WW2 USAAF Air Transport Command, LeVelle & Co. Sterling,
logo insignia of the Army Air Forces Air Transport Command (1941 – 1948). The ATC was originally the ferrying command that the Women Airforce Service Pilots (WASP) served in.
On May 29, 1941, the Air Corps created the Ferrying Command to fly aircraft from U.S. factories to Canada and to Atlantic ports for delivery to Great Britain. By the time of the Japanese attack on Pearl Harbor on Dec. 7, 1941, the command had delivered approximately 1,350 planes for Britain.
Also, the command established air transport service between Washington and Britain. On July 1, 1941, Lt. Col. Caleb V. Haynes inaugurated the first flight in a modified B-24 by way of Newfoundland and soon the command was making regular flights to England. With Maj. Curtis E. LeMay as co-pilot, Lt. Col. Haynes began a pioneering 26,000-mile survey trip on Aug. 31, 1941, across the southern Atlantic via Brazil from the United States to the Middle East and back. Projects also began in 1941 to build airbases along a southern flight corridor from the United States to Australia. Regular service along this route began in 1942.
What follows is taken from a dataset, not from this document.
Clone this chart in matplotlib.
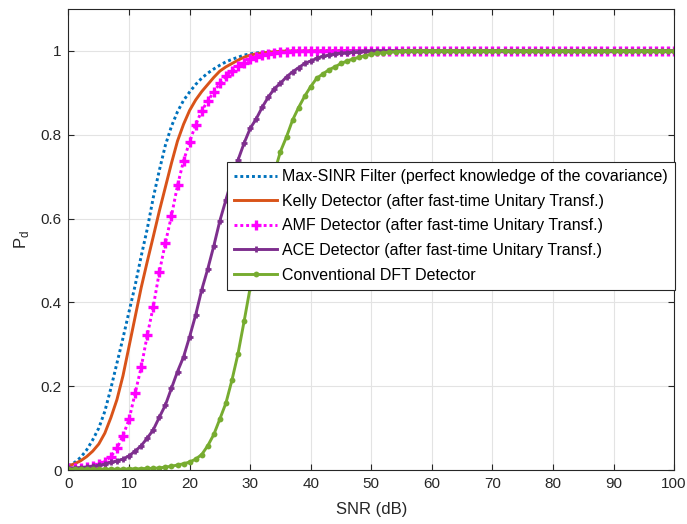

When the United States entered World War II, the War Department was forced to turn to the civilian airlines for aid in securing additional aircraft, developing new flight routes and transporting cargo and passengers on contract over domestic and foreign routes. Thousands of new transport planes were ordered, reservist pilots were called to active duty and hundreds of civilians were commissioned as officers and made "service pilots," a rating for which physical qualifications were lower than for a combat pilot.
On June 20, 1942, the Ferrying Command became the Air Transport Command with world-wide responsibility for ferrying aircraft; transporting personnel, materiel and mail and for maintaining air route facilities outside of the United States. By the end of 1944, ATC had more than 3,000 transport aircraft in use and had become the "life line" of the USAAF, flying to every part of the world where U.S. troops served.